Southern Utah University’s College of Art and Design has an exhibition of their senior Bachelor of Fine Arts students’ Capstone projects. The exhibit opened Wednesday, March 30, and will run through commencement on April 29. It is open and free to the public in the Southern Utah Museum of Art.
“These projects start in the fall semester,” said Art and Design Department Chair Jeffrey Hanson. “They generally propose what they are going to do and their initial drafts are made four to five weeks into the semester.”
Part of the reason the Capstone projects last these students’ entire final year is to mirror the professional art industry.
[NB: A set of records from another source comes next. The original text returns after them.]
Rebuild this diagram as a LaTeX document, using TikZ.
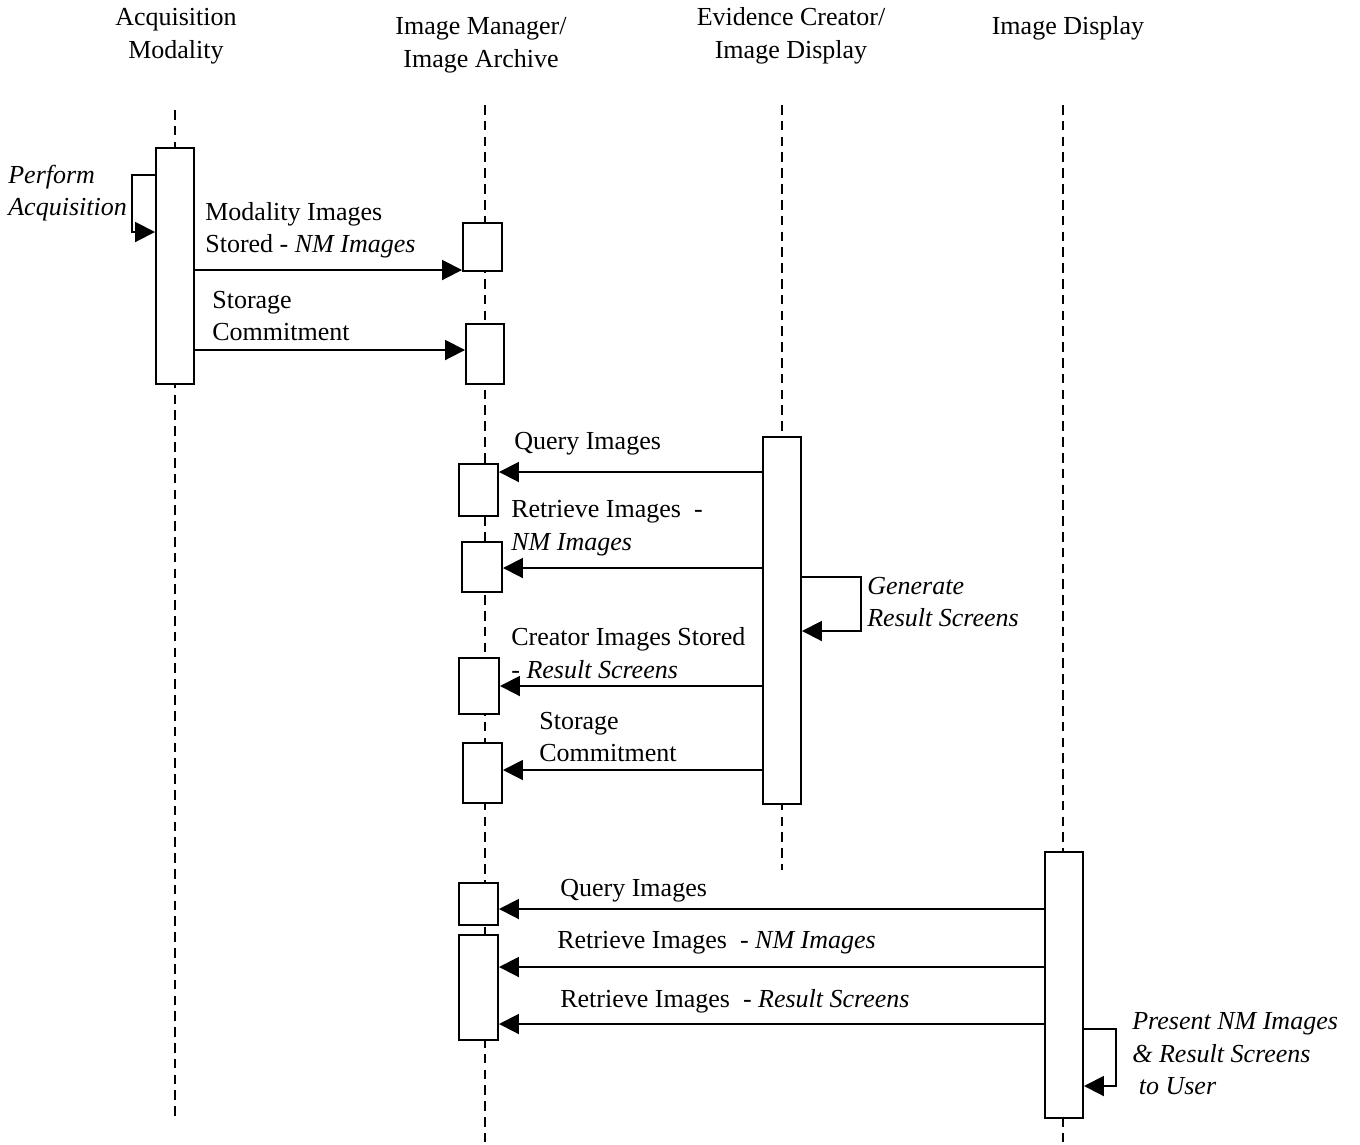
\documentclass[tikz,border=0pt]{standalone}
\usepackage{fontspec}
\setmainfont{Liberation Serif}
\usetikzlibrary{arrows.meta,fit}

\newcommand{\seqfont}{\fontsize{14.8}{18.5}\selectfont}

\begin{document}
\begin{tikzpicture}[
  x=0.02cm, y=-0.02cm,
  font=\seqfont,
  life/.style={line width=0.8pt, dash pattern=on 5.5pt off 3.5pt},
  act/.style={draw, fill=white, line width=1.1pt, inner sep=0pt},
  msg/.style={line width=1.1pt, -{Triangle[length=4mm, width=4mm]}},
  msgtext/.style={align=left, anchor=west, inner sep=0pt},
  selftext/.style={msgtext, font=\seqfont\itshape},
  actor/.style={align=center, inner sep=0pt}
]
\useasboundingbox (0,0) rectangle (1360,1144);

% ---------- actors ----------
\node[actor] (tAM) at (176,36) {Acquisition\\Modality};
\node[actor] (tIM) at (481,45) {Image Manager/\\Image Archive};
\node[actor] (tEC) at (791,36) {Evidence Creator/\\Image Display};
\node[actor] (tID) at (1068,28) {Image Display};

% ---------- lifelines ----------
\draw[life] (175,110) -- (175,1120);
\draw[life] (485,105) -- (485,1144);
\draw[life] (782,105) -- (782,870);
\draw[life] (1063,105) -- (1063,1144);

% ---------- activation boxes ----------
\node[act, fit={(156,148) (194,384)}] (am) {};
\node[act, fit={(463,223) (502,271)}] (im1) {};
\node[act, fit={(466,324) (504,384)}] (im2) {};
\node[act, fit={(763,437) (801,804)}] (ec) {};
\node[act, fit={(459,464) (498,516)}] (im3) {};
\node[act, fit={(462,542) (502,592)}] (im4) {};
\node[act, fit={(459,658) (499,714)}] (im5) {};
\node[act, fit={(463,743) (502,803)}] (im6) {};
\node[act, fit={(1045,852) (1083,1118)}] (id) {};
\node[act, fit={(459,883) (498,925)}] (im7) {};
\node[act, fit={(459,935) (498,1040)}] (im8) {};

% ---------- message heights ----------
\coordinate (y1) at (0,270);
\coordinate (y2) at (0,350);
\coordinate (y3) at (0,472);
\coordinate (y4) at (0,568);
\coordinate (y5) at (0,686);
\coordinate (y6) at (0,770);
\coordinate (y7) at (0,909);
\coordinate (y8) at (0,967);
\coordinate (y9) at (0,1024);

% ---------- acquisition ----------
\draw[msg] (am.west |- 0,175) -- ++(-23,0) |- (am.west |- 0,232);
\node[selftext] (nPA) at (8,193) {Perform\\Acquisition};

\draw[msg] (am.east |- y1) -- (im1.west |- y1);
\node[msgtext] (nMS) at (205,230) {Modality Images\\Stored - \textit{NM Images}};
\draw[msg] (am.east |- y2) -- (im2.west |- y2);
\node[msgtext] (nSC1) at (212,316) {Storage\\Commitment};

% ---------- evidence creator ----------
\draw[msg] (ec.west |- y3) -- (im3.east |- y3);
\node[msgtext] (nQ1) at (514,444) {Query Images};
\draw[msg] (ec.west |- y4) -- (im4.east |- y4);
\node[msgtext] (nR1) at (511,528) {Retrieve Images~ -\\\textit{NM Images}};
\draw[msg] (ec.east |- 0,577) -- ++(59,0) |- (ec.east |- 0,631);
\node[selftext] (nGR) at (867,602) {Generate\\Result Screens};
\draw[msg] (ec.west |- y5) -- (im5.east |- y5);
\node[msgtext] (nCS) at (511,653) {Creator Images Stored\\- \textit{Result Screens}};
\draw[msg] (ec.west |- y6) -- (im6.east |- y6);
\node[msgtext] (nSC2) at (539,737) {Storage\\Commitment};

% ---------- image display ----------
\draw[msg] (id.west |- y7) -- (im7.east |- y7);
\node[msgtext] (nQ2) at (560,891) {Query Images};
\draw[msg] (id.west |- y8) -- (im8.east |- y8);
\node[msgtext] (nR2) at (557,943) {Retrieve Images~ - \textit{NM Images}};
\draw[msg] (id.west |- y9) -- (im8.east |- y9);
\node[msgtext] (nR3) at (560,1001) {Retrieve Images~ - \textit{Result Screens}};
\draw[msg] (id.east |- 0,1029) -- ++(32,0) |- (id.east |- 0,1086);
\node[selftext] (nPR) at (1132,1054) {Present NM Images\\\& Result Screens\\\ to User};
\end{tikzpicture}
\end{document}
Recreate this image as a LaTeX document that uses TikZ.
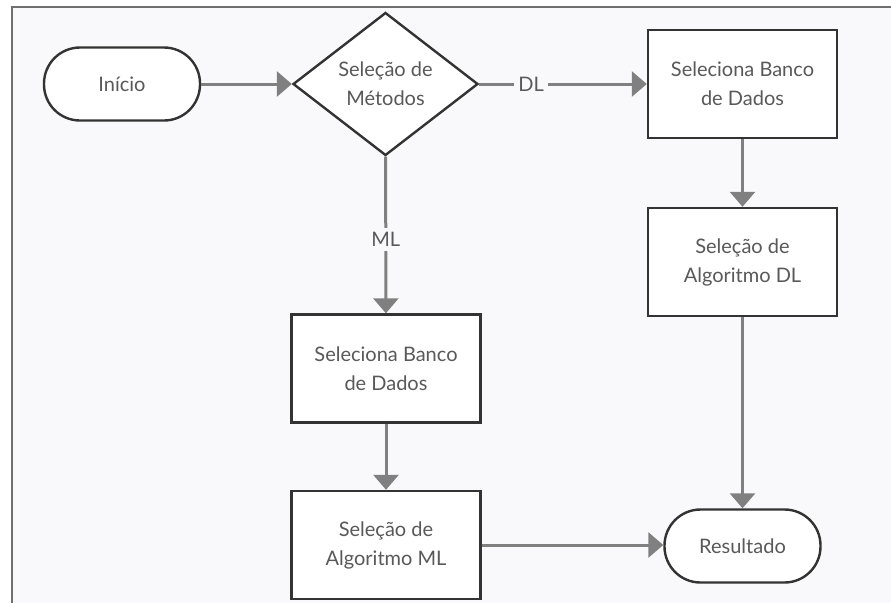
\documentclass[tikz,border=0pt]{standalone}
\usepackage{fontspec}
\setmainfont{Lato}
\usetikzlibrary{shapes.geometric,arrows.meta}
\definecolor{bgc}{HTML}{F9F9FB}
\definecolor{framec}{HTML}{707070}
\definecolor{edgec}{HTML}{333333}
\definecolor{arrc}{HTML}{808080}
\definecolor{txtc}{HTML}{595959}
\tikzset{
  base/.style={draw=edgec, line width=2.4pt, fill=white, text=txtc, align=center,
    font=\fontsize{20}{29}\selectfont, inner sep=0pt},
  stadium/.style={base, rectangle, rounded corners=36pt, minimum width=156pt, minimum height=73pt},
  procbox/.style={base, rectangle, minimum width=189pt, minimum height=108pt},
  decision/.style={base, diamond, minimum width=185pt, minimum height=143pt},
  conn/.style={draw=arrc, line width=3pt, -{Triangle[length=15pt,width=25pt]}},
  lbl/.style={fill=bgc, text=txtc, font=\fontsize{20}{24}\selectfont, inner sep=4pt}
}
\begin{document}
\begin{tikzpicture}[x=1pt,y=-1pt]
\useasboundingbox (0,0) rectangle (891,603);
\fill[white] (0,0) rectangle (891,603);
\fill[bgc] (12,7) rectangle (891,603);
\draw[framec, line width=2pt] (12,603) -- (12,7) -- (891,7);

\node[stadium] (inicio) at (122,84) {Início};
\node[decision] (sel) at (385.5,84) {Seleção de\\Métodos};
\node[procbox] (bd1) at (742.5,84) {Seleciona Banco\\de Dados};
\node[procbox] (adl) at (742.5,262) {Seleção de\\Algoritmo DL};
\node[procbox] (bd2) at (386,368.5) {Seleciona Banco\\de Dados};
\node[procbox] (aml) at (386,545) {Seleção de\\Algoritmo ML};
\node[stadium] (res) at (742.5,546) {Resultado};

\draw[conn] (inicio) -- (sel);
\draw[conn] (sel) -- node[lbl, pos=0.31] (dl) {DL} (bd1);
\draw[conn] (sel) -- node[lbl, pos=0.53] (ml) {ML} (bd2);
\draw[conn] (bd1) -- (adl);
\draw[conn] (bd2) -- (aml);
\draw[conn] (adl) -- (res);
\draw[conn] (aml.east) -- (aml.east -| res.west);
\end{tikzpicture}
\end{document}
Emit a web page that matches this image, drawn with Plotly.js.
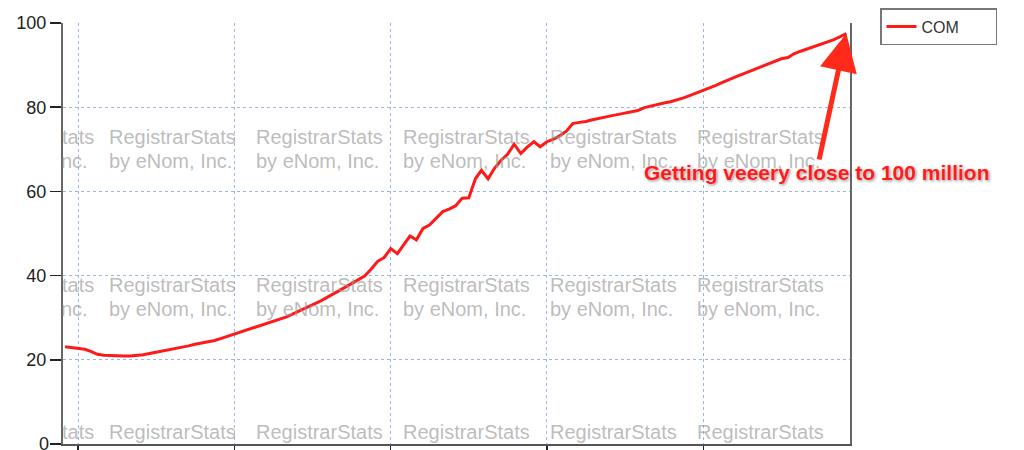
<!DOCTYPE html>
<html>
<head>
<meta charset="utf-8">
<script src="https://cdn.plot.ly/plotly-3.0.1.min.js"></script>
<style>
html,body{margin:0;padding:0;background:#fff;}
#chart{width:1024px;height:450px;}
</style>
</head>
<body>
<div id="chart"></div>
<script>
// Monthly .COM registrations (millions)
var months = [
"2001-11","2001-12",
"2002-01","2002-02","2002-03","2002-04","2002-05","2002-06","2002-07","2002-08","2002-09","2002-10","2002-11","2002-12",
"2003-01","2003-02","2003-03","2003-04","2003-05","2003-06","2003-07","2003-08","2003-09","2003-10","2003-11","2003-12",
"2004-01","2004-02","2004-03","2004-04","2004-05","2004-06","2004-07","2004-08","2004-09","2004-10","2004-11","2004-12",
"2005-01","2005-02","2005-03","2005-04","2005-05","2005-06","2005-07","2005-08","2005-09","2005-10","2005-11","2005-12",
"2006-01","2006-02","2006-03","2006-04","2006-05","2006-06","2006-07","2006-08","2006-09","2006-10","2006-11","2006-12",
"2007-01","2007-02","2007-03","2007-04","2007-05","2007-06","2007-07","2007-08","2007-09","2007-10","2007-11","2007-12",
"2008-01","2008-02","2008-03","2008-04","2008-05","2008-06","2008-07","2008-08","2008-09","2008-10","2008-11","2008-12",
"2009-01","2009-02","2009-03","2009-04","2009-05","2009-06","2009-07","2009-08","2009-09","2009-10","2009-11","2009-12",
"2010-01","2010-02","2010-03","2010-04","2010-05","2010-06","2010-07","2010-08","2010-09","2010-10","2010-11","2010-12",
"2011-01","2011-02","2011-03","2011-04","2011-05","2011-06","2011-07","2011-08","2011-09","2011-10","2011-11"
];
var comValues = [
23.1,22.9,
22.7,22.5,22.0,21.3,21.1,21.0,21.0,20.9,20.9,21.0,21.2,21.5,
21.8,22.0,22.3,22.6,22.9,23.3,23.7,24.0,24.3,24.6,25.1,25.6,
26.1,26.6,27.1,27.5,28.0,28.6,29.1,29.5,30.2,30.9,31.6,32.3,
33.0,33.8,34.6,35.4,36.3,37.2,38.1,39.0,39.9,41.5,43.4,44.3,
46.4,45.2,47.2,49.4,48.5,51.2,52.0,53.6,55.2,55.8,56.6,58.4,
58.5,63.0,65.0,63.0,65.5,67.4,68.8,71.2,69.0,70.5,71.8,70.6,
71.8,72.4,73.2,74.3,76.1,76.4,76.6,77.0,77.4,77.7,78.0,78.3,
78.6,78.8,79.2,79.9,80.3,80.6,81.0,81.3,81.7,82.2,82.8,83.4,
83.9,84.5,85.2,85.9,86.6,87.2,87.8,88.4,89.0,89.6,90.3,90.9,
91.5,91.8,92.7,93.3,93.8,94.4,94.9,95.5,96.0,96.7,97.5
];
var seriesName = "COM";
var yTicks = [0,20,40,60,80,100];
var calloutText = "Getting veeery close to 100 million";
var watermarkTop = "RegistrarStats";
var watermarkBottom = "by eNom, Inc.";

var plotL = 63, plotW = 787, plotTop = 23, plotB = 444;
var plotH = plotB - plotTop;
function px2x(p){return (p-plotL)/plotW;}
function py2y(p){return (plotB-p)/plotH;}

// watermark annotations (decorative)
var wm = [];
var colPx = [108,255,402,549,696];
var wmFont = {family:"Liberation Sans, Arial, sans-serif", size:20, color:"rgba(150,150,150,0.65)"};
var rows = [{t:137,b:161},{t:285,b:309},{t:432,b:null}];
rows.forEach(function(r){
  colPx.forEach(function(c){
    wm.push({xref:"paper",yref:"paper",x:px2x(c),y:py2y(r.t),xanchor:"left",yanchor:"middle",borderpad:0,
      text:watermarkTop,showarrow:false,font:wmFont});
    if(r.b!==null) wm.push({xref:"paper",yref:"paper",x:px2x(c),y:py2y(r.b),xanchor:"left",yanchor:"middle",borderpad:0,
      text:watermarkBottom,showarrow:false,font:wmFont});
  });
  wm.push({xref:"paper",yref:"paper",x:px2x(61),y:py2y(r.t),xanchor:"left",yanchor:"middle",borderpad:0,
    text:watermarkTop.slice(-4),showarrow:false,font:wmFont});
  if(r.b!==null) wm.push({xref:"paper",yref:"paper",x:px2x(60),y:py2y(r.b),xanchor:"left",yanchor:"middle",borderpad:0,
    text:watermarkBottom.slice(-3),showarrow:false,font:wmFont});
});

// "0" tick label (Plotly drops it at the very bottom edge)
var zeroLabel = {xref:"paper",yref:"paper",x:px2x(50),y:0,xanchor:"right",yanchor:"middle",borderpad:0,
  text:String(yTicks[0]),showarrow:false,font:{family:"Liberation Sans, Arial, sans-serif",size:18,color:"#222"}};

var callout = {
  xref:"x", yref:"y", x:months[months.length-1], y:comValues[comValues.length-1],
  ax:-30, ay:139, axref:"pixel", ayref:"pixel",
  text:"<b>"+calloutText+"</b>", showarrow:true,
  arrowhead:2, arrowsize:1.5, arrowwidth:5, arrowcolor:"#ff2a1a", standoff:0,
  font:{family:"Liberation Sans, Arial, sans-serif", size:21, color:"#ff1a1a",
        shadow:"0px 0px 2px #ffffff, 1px 1px 3px rgba(0,0,0,0.55)"}
};

var trace = {
  x: months, y: comValues, type:"scatter", mode:"lines", name:seriesName + "\u00a0\u00a0\u00a0\u00a0\u00a0\u00a0\u00a0",
  line:{color:"#ff1a1a", width:3}
};

var layout = {
  width:1024, height:450,
  margin:{l:63, r:174, t:23, b:6, pad:0},
  paper_bgcolor:"#ffffff", plot_bgcolor:"#ffffff",
  font:{family:"Liberation Sans, Arial, sans-serif", color:"#222"},
  showlegend:true,
  legend:{x:px2x(880), y:py2y(8), xanchor:"left", yanchor:"top", bgcolor:"#ffffff",
          bordercolor:"#777", borderwidth:1.5, font:{size:16, color:"#333"}},
  xaxis:{type:"date", range:["2001-10-22","2011-11-18"], tick0:"2002-01-01", dtick:"M24",
         showticklabels:false, ticks:"outside", ticklen:7, tickcolor:"#222", tickwidth:1.5,
         showgrid:true, gridcolor:"#9db5e0", griddash:"3px,3px", gridwidth:1,
         showline:true, linecolor:"#555", linewidth:2, zeroline:false, fixedrange:true},
  yaxis:{range:[0,100], tickvals:yTicks, ticktext:yTicks.map(String),
         ticks:"outside", ticklen:11, tickcolor:"#222", tickwidth:1.5,
         tickfont:{size:18, color:"#222"},
         showgrid:true, gridcolor:"#9db5e0", griddash:"3px,3px", gridwidth:1,
         showline:true, linecolor:"#666", linewidth:2, mirror:true, zeroline:false, fixedrange:true},
  annotations: wm.concat([zeroLabel, callout])
};

Plotly.newPlot("chart",[trace],layout,{displayModeBar:false, staticPlot:true});
</script>
</body>
</html>
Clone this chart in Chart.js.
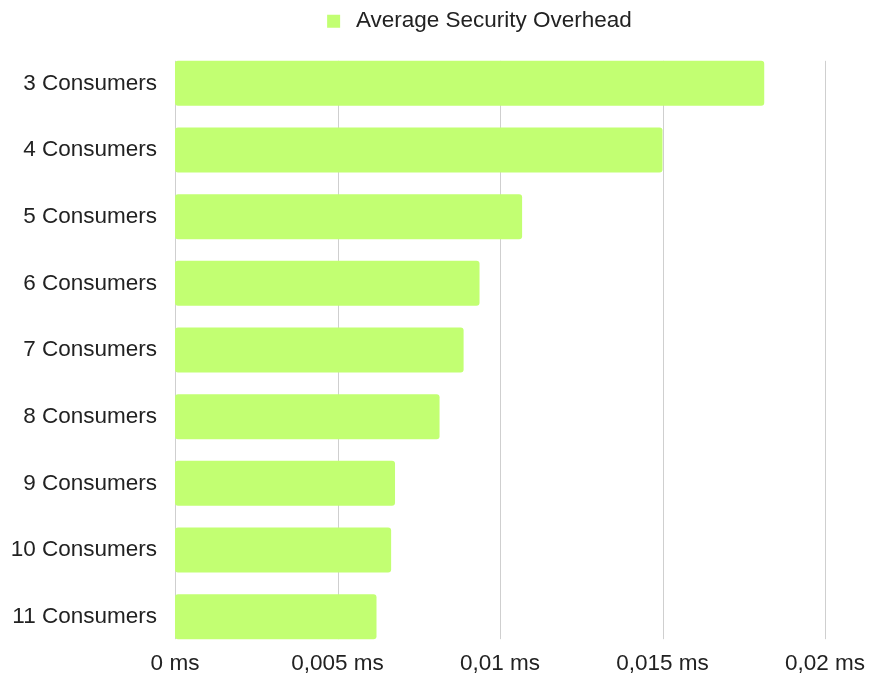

“When you start working professionally, you don’t have the same sort of time constraints that you do in school,” said Hanson. “We try to help the students have an experience where they’re working on something for a long time.”
These BFA students were very grateful for the decision to make the project span the entire academic year.
“It was very nice to work outside the constraints of the semester system,” said graphic design major Emily Arrasate. “I had a lot of fun with the long process because it allowed me to put in the elements that I wanted.”
Arrasate chose to pursue art at twelve years old when she fell in love with the designs associated with rock bands.
“I knew I wanted to pay homage to where I started from,” said Arrasate. “See how I could do things that I wanted to do when I was twelve with the skill set I have at twenty.”
The projects had relatively open-ended parameters with a goal of encouraging students to take the initiative to define what they would like to make.
“It generally has some overlap with classes that they’ve already done,” said Hanson. “A student who has taken a publications class and enjoys that might create a publication.”
BFA students worked in groups at the beginning of the project to give one another feedback. Seeing their work and the work of their classmates on display in SUMA has been both rewarding and relieving.
“Even though you have so much time, it still feels like you’re crunched for time,” said Arrasate. “It’s relieving to know that it’s all there, I finished it all in time and everything looks good. It’s kind of a breath of fresh air.”